|See Also||Botanical Monographs|
Fenugreek (Trigonella foenum-graecum) is used to treat a number of conditions ranging from skin conditions, to diabetes to digestive conditions. To explore the characteristics, medicinal uses and prescribing considerations of this herb in more detail, check out the references indicated., 
- Common Names: Fenugreek, Foenugreek
- Family: Fabaceae (Leguminasae)
- Habitat: Trigonella foenum-graecum is native to southern Europe, norther Africa, and Asia, but is now cultivated elsewhere. It prefers to grow in open areas.
- Parts Used: Seeds, fresh leaves
- Constituents: mucilage (up to 30%), alkaloids, volatile oil, saponins, flavonoids, fixed oil (8%), protein, lecithin, vitamins, minerals, choline
- Medicinal Actions: expectorant, demulcent, tonic, bitter, carminative, galactagogue, anti-inflammatory gastrointestinal, hypolipidaemic, orexigenic, emollient, anti-inflammatory, nourisher, oxytocic, vulnerary
Trigonella foenum-graecum was used to induce childbirth in ancient Egypt. Dioscorides used it for all types of gynecological problems.
- dyspepsia, anorexia
- sores, fistulas boils (topically)
- tumors, vaginal cancer (topically)
The information provided is intended to augment the treatment from a naturopathic doctor or other trained medical professional. Although most herbs are generally safe, it is recommended that you avoid self-prescribing especially when there is an underlying ongoing medical condition, if you are on any prescription medications or if you are pregnant or breastfeeding.
Formulations and Preparation
- Decoction - 1 1/2 tsp/cup to stimulate lactation, up to three times daily
- Tincture - 1-2mL to 3-6mL three times daily
- Defatted seed powder - 15-50g twice daily
- Infusion - 1-2 tsp seed powder in 8oz of water, cold infusion (1 hour), two-three times daily
- Seed - 1.5 tsp daily
- Generally regarded as safe.
- Side-effects may include a hypoglycemic effect with type 1 and type 2 diabetes; insulin dosage may need to be adjusted.
- Contraindicated in pregnancy due to its emmenagogue and abortifacient action.
- Drug-Herb Interactions. 
- Oral Drugs in General - Slows absorption due to the mucilage (speculative)
- Cholesterol-Lowering Drugs - Additive effect (speculative)
- Warfarin - May interfere with, though not observed in humans (speculative)
- Boon Heather, Smith Michael (2009) 55 Most Common Medicinal Herbs: The Complete Natural Medicine Guide Second Edition Institute of Naturopathic Education and Research, CCNM Toronto.
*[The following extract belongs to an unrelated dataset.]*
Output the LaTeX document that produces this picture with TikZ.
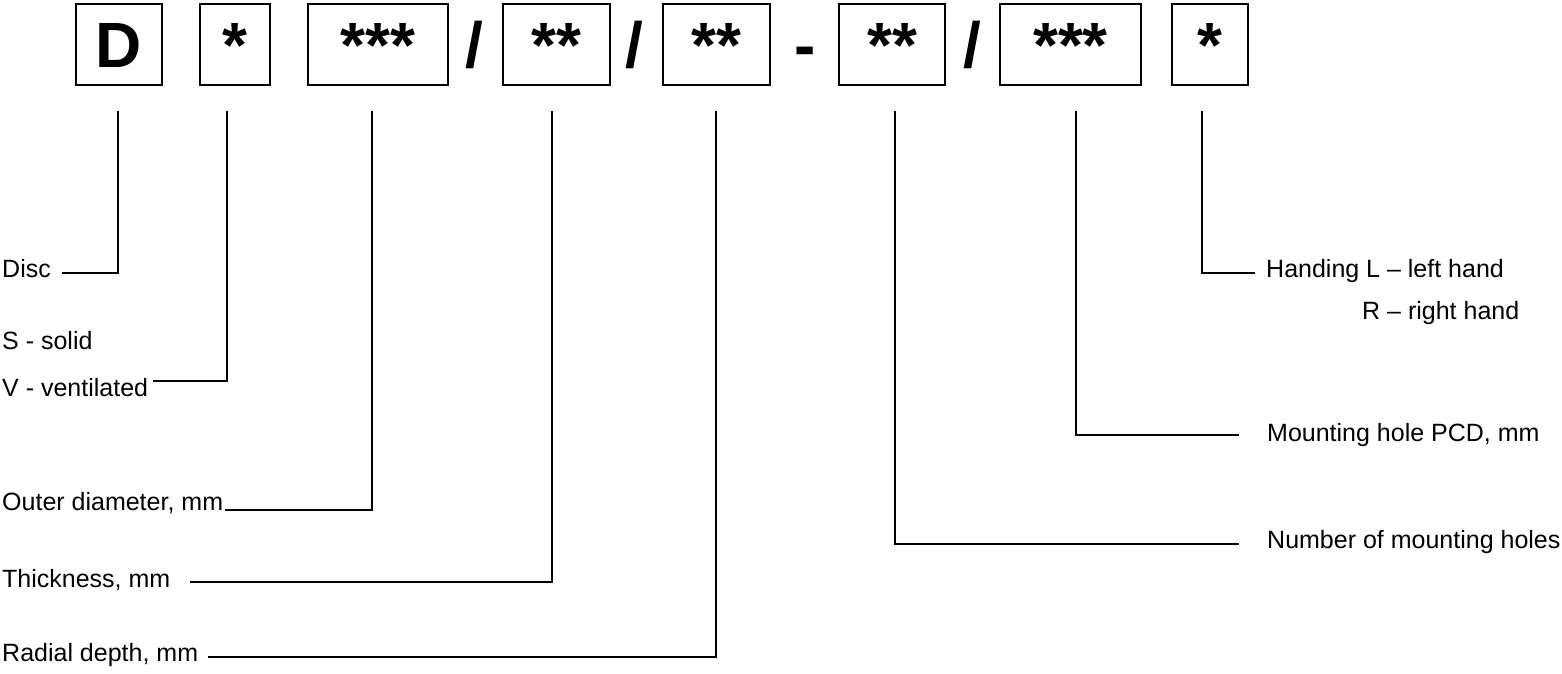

- Godfrey Anthony, Saunders Paul, Barlow Kerry, Gowan Matt (2011) Principles and Practices of Naturopathic Botanical Medicine, Advanced Botanical Medicine. V3 CCNM Press, Toronto.
- Stargrove Mitchell Bebell, Treasure Jonathan, McKee Dwight L (2008) Herb, Nutrient and Drug Interactions: Clinical Implications and Therapeutic Strategies
- Brinker Francis (1997) Herbal Contraindications and Drug Interactions: Plus Herbal Adjuncts With Medicines, 4th Edition Eclectic Medical Publications.